Retype only the lines below from the one with "Clone this chart in D3.js." to the one with "const pooledRate = [0.2461, 0.2630];", inclusive, skipping every image.

▶ Information given
****

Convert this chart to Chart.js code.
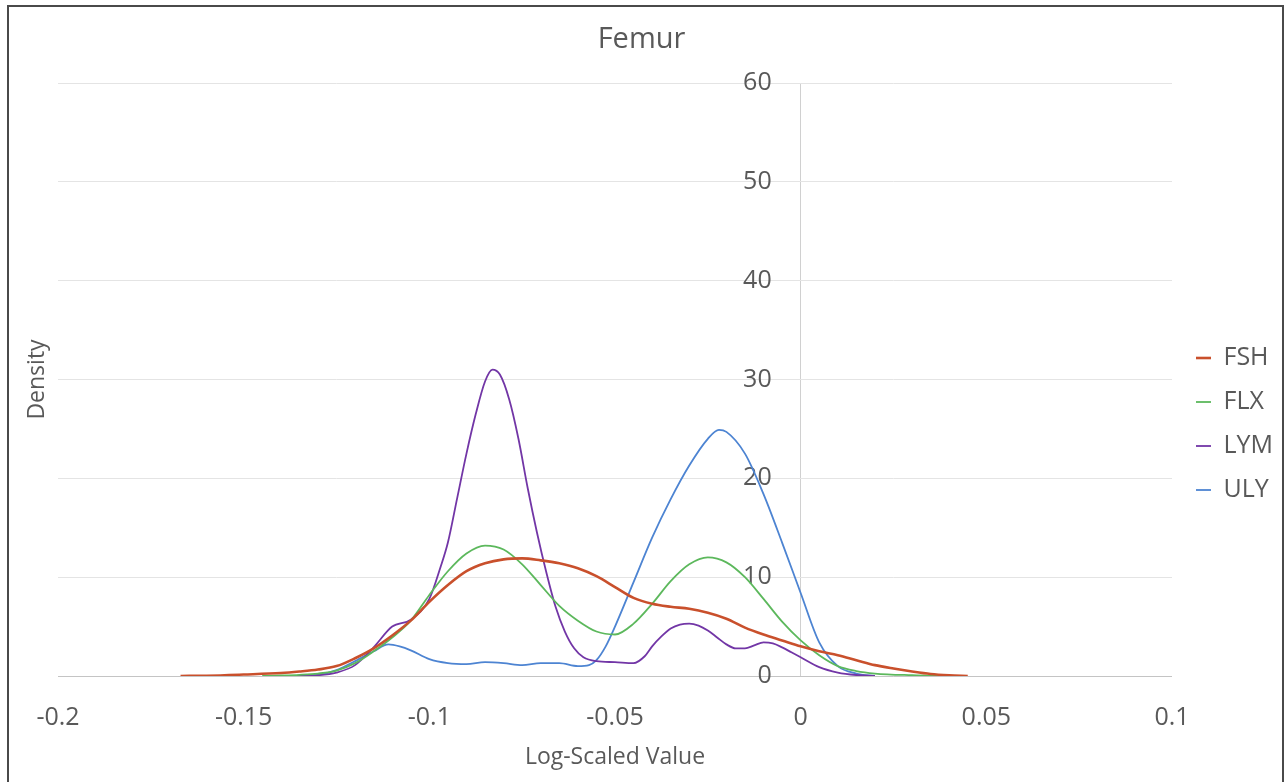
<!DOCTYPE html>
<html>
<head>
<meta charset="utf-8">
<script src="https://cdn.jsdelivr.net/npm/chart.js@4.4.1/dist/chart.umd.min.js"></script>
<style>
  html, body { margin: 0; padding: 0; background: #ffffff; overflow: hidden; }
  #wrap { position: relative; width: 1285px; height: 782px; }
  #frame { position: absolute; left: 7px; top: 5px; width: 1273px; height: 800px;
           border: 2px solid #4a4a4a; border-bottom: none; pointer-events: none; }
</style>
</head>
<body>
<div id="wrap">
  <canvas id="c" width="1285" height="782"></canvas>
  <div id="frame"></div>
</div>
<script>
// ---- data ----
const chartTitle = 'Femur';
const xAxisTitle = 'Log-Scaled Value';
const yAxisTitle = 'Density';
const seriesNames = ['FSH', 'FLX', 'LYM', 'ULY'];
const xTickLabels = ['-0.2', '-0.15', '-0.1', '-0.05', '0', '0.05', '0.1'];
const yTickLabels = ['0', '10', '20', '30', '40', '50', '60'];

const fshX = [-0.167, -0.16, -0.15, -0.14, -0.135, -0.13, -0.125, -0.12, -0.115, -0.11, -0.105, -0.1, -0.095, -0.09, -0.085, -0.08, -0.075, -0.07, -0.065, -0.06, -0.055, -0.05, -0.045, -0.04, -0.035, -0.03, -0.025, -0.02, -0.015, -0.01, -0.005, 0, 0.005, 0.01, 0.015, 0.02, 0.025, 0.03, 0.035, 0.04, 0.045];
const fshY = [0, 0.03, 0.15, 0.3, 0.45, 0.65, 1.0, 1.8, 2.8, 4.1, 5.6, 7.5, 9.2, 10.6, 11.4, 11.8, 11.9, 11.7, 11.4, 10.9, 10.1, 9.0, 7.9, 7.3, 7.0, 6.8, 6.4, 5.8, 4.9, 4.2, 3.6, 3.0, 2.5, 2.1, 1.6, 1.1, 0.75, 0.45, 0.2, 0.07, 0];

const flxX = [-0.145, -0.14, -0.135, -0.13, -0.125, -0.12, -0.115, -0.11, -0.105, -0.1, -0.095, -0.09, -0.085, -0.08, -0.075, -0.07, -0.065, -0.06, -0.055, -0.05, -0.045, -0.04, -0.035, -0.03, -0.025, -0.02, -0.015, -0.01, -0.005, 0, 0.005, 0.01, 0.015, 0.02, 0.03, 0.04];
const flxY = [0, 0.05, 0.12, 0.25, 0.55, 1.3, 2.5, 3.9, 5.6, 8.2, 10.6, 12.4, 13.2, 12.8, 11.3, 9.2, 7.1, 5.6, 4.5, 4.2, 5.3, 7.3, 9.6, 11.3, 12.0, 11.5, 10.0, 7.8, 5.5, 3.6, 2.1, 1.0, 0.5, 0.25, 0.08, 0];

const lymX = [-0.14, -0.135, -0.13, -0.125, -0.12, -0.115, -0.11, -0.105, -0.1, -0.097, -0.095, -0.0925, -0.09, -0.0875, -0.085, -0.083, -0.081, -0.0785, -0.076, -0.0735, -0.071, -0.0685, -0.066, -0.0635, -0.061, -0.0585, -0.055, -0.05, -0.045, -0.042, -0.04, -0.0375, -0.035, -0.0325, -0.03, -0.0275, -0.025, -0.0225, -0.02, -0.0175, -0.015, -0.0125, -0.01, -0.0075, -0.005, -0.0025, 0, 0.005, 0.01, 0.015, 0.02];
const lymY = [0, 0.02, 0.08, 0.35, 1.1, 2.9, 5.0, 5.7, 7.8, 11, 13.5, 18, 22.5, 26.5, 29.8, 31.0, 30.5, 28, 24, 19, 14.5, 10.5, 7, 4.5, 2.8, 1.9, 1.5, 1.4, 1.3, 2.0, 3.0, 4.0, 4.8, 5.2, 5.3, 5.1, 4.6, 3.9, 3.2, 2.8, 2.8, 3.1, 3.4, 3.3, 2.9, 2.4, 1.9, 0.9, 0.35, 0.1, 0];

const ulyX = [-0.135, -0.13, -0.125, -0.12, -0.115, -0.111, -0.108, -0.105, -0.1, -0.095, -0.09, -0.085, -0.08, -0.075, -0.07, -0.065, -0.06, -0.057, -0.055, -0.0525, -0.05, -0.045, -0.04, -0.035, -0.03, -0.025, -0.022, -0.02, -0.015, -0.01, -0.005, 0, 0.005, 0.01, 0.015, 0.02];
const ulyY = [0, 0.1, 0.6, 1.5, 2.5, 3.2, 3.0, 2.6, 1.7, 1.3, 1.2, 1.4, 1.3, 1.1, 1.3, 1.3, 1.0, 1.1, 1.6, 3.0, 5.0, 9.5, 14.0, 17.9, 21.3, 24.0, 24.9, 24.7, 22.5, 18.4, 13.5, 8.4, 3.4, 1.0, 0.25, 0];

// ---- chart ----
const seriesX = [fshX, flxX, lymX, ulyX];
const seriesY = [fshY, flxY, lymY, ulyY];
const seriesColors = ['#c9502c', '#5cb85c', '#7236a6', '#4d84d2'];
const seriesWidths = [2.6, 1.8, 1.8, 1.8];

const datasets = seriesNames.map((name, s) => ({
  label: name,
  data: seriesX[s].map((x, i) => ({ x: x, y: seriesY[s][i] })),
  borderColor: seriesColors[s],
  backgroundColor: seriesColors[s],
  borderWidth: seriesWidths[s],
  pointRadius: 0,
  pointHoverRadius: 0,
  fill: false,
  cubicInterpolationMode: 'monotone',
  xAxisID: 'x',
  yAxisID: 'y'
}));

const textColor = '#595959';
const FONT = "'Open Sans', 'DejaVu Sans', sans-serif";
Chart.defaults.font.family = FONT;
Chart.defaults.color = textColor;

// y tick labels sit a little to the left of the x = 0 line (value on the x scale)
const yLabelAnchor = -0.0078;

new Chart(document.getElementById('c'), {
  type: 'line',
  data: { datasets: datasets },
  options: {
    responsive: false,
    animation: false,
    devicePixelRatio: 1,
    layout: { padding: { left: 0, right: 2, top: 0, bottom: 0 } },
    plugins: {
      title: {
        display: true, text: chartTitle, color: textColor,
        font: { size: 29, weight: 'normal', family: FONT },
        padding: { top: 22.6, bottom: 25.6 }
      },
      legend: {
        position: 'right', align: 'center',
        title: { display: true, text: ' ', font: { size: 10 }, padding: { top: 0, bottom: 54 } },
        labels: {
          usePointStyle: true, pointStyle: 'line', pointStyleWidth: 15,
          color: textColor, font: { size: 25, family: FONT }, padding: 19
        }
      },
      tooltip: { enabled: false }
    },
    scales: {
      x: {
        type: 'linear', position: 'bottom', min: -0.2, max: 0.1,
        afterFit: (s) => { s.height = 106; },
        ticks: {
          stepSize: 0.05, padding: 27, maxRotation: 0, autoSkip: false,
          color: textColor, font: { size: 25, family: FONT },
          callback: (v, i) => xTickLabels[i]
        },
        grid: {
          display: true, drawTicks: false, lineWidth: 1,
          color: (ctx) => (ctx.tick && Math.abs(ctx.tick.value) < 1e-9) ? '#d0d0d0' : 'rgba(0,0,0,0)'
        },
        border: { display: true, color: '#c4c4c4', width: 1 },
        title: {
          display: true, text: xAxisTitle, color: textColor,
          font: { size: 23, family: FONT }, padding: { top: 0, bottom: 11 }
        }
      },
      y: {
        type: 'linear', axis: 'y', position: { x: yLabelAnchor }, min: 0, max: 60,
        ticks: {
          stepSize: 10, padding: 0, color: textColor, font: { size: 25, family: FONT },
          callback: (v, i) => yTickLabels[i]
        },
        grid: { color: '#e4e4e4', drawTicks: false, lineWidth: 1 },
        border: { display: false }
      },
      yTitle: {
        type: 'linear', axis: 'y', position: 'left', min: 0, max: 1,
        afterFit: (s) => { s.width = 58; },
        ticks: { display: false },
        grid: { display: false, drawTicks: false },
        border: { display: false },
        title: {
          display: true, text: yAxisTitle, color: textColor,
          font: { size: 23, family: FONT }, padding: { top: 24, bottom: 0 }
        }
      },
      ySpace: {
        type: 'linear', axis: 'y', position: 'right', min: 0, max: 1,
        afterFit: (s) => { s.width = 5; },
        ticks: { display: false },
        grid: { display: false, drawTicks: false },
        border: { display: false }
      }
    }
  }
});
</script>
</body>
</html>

****

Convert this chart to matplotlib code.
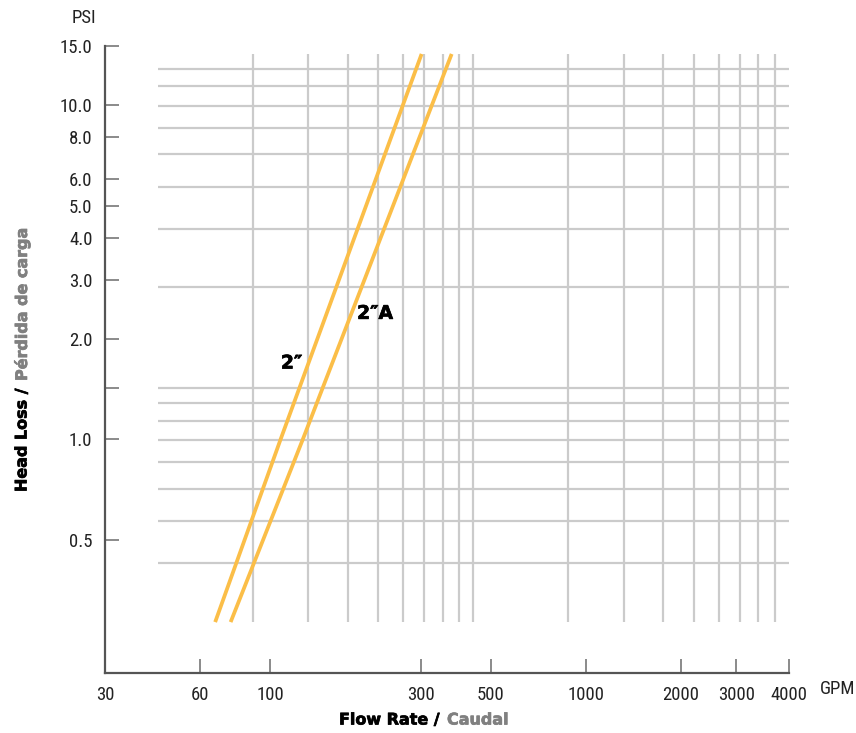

****

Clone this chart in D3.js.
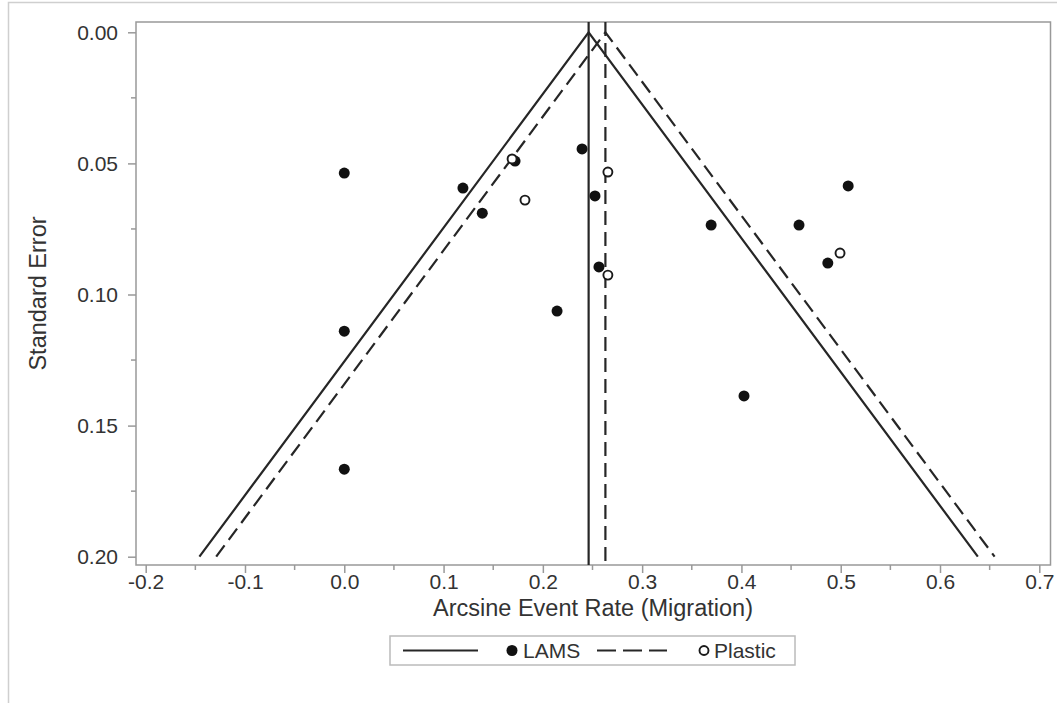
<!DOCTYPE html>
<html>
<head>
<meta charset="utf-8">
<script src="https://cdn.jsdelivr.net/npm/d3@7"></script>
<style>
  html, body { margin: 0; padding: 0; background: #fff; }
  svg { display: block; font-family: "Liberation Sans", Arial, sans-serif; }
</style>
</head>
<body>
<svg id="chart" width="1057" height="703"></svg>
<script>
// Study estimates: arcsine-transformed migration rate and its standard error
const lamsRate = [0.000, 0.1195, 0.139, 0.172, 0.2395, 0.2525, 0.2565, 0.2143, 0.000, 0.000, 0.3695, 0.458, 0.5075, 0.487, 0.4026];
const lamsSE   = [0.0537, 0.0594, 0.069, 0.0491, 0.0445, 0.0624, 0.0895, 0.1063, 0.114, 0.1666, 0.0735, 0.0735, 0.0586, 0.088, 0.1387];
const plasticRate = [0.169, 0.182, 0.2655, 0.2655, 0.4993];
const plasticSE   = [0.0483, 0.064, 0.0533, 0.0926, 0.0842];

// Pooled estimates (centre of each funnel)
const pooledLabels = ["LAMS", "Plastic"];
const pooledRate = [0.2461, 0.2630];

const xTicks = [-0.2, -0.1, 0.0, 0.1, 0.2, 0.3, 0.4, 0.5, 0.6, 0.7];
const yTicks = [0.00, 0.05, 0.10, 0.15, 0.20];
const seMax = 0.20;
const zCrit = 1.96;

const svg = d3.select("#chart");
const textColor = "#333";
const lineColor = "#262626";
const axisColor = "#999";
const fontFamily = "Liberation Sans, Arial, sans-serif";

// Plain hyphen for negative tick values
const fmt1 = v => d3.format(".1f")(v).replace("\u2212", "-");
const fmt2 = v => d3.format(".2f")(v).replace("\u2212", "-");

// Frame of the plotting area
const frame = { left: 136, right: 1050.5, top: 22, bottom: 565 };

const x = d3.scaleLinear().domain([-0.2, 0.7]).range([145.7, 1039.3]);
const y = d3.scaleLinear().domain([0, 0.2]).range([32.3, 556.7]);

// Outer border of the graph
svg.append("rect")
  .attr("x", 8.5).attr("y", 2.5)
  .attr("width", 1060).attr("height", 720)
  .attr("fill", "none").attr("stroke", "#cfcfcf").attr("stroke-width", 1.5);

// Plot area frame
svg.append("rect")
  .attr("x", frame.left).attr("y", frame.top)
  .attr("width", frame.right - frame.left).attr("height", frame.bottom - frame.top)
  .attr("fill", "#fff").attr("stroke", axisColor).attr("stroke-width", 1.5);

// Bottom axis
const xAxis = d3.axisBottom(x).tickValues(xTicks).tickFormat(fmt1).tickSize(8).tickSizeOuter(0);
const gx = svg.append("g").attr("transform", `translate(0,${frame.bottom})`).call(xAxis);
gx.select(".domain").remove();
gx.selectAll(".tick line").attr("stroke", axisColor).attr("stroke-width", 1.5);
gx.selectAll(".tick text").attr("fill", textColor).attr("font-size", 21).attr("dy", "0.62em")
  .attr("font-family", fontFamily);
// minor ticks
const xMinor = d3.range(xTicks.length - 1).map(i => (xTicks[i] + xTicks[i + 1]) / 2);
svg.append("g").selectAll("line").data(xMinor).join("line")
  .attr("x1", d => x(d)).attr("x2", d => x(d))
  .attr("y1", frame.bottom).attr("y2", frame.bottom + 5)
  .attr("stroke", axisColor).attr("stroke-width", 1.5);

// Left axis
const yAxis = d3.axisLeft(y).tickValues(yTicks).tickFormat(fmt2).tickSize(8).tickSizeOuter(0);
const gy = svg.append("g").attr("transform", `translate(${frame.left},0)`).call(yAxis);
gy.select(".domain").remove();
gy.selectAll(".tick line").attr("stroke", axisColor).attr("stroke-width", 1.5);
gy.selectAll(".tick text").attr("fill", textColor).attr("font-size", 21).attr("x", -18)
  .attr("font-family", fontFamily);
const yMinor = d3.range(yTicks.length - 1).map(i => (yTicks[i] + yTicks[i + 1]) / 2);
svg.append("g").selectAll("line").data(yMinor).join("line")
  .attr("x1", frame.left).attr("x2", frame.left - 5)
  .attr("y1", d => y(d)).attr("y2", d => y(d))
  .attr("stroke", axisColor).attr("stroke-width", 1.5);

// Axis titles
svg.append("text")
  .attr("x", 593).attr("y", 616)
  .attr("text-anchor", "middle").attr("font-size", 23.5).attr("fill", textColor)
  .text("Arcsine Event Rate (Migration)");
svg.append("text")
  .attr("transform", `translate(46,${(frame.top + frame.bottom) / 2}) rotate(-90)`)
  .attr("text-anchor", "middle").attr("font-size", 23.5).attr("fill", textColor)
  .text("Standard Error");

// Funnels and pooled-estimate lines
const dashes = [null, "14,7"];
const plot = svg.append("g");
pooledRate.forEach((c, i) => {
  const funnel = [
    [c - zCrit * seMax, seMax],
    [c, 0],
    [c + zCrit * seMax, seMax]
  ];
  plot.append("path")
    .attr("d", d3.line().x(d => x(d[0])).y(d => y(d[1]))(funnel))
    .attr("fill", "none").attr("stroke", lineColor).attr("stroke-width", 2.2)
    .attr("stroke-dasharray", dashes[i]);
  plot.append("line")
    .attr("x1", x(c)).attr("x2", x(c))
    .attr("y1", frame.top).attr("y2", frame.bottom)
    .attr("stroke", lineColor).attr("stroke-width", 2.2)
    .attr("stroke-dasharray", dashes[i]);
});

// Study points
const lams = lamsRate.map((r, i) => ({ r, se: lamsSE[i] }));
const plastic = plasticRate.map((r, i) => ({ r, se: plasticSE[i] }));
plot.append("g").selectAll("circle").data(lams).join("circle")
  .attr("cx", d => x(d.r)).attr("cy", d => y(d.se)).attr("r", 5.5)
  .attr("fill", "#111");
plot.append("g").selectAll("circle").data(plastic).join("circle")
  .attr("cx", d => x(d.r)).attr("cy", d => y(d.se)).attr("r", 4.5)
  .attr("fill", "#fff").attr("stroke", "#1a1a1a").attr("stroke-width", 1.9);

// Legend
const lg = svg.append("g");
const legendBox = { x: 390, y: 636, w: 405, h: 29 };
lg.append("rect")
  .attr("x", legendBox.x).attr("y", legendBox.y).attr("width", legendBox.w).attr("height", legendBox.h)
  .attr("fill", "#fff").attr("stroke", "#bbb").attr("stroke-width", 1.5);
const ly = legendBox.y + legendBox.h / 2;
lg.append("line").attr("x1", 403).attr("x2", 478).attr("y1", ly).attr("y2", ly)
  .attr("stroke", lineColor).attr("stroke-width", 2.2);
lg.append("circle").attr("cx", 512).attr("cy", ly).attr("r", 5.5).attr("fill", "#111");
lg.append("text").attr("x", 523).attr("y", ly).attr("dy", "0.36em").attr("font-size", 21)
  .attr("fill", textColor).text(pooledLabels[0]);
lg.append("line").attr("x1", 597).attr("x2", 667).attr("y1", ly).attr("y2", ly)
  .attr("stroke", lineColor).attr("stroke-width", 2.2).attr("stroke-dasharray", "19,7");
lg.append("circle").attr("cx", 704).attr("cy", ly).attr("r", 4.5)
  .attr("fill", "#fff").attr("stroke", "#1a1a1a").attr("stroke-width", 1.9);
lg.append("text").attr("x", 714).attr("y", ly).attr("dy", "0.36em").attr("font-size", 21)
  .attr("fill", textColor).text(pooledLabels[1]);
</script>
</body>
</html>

****

▶ Expected answer
Clone this chart in D3.js.
<!DOCTYPE html>
<html>
<head>
<meta charset="utf-8">
<script src="https://cdn.jsdelivr.net/npm/d3@7"></script>
<style>
  html, body { margin: 0; padding: 0; background: #fff; }
  svg { display: block; font-family: "Liberation Sans", Arial, sans-serif; }
</style>
</head>
<body>
<svg id="chart" width="1057" height="703"></svg>
<script>
// Study estimates: arcsine-transformed migration rate and its standard error
const lamsRate = [0.000, 0.1195, 0.139, 0.172, 0.2395, 0.2525, 0.2565, 0.2143, 0.000, 0.000, 0.3695, 0.458, 0.5075, 0.487, 0.4026];
const lamsSE   = [0.0537, 0.0594, 0.069, 0.0491, 0.0445, 0.0624, 0.0895, 0.1063, 0.114, 0.1666, 0.0735, 0.0735, 0.0586, 0.088, 0.1387];
const plasticRate = [0.169, 0.182, 0.2655, 0.2655, 0.4993];
const plasticSE   = [0.0483, 0.064, 0.0533, 0.0926, 0.0842];

// Pooled estimates (centre of each funnel)
const pooledLabels = ["LAMS", "Plastic"];
const pooledRate = [0.2461, 0.2630];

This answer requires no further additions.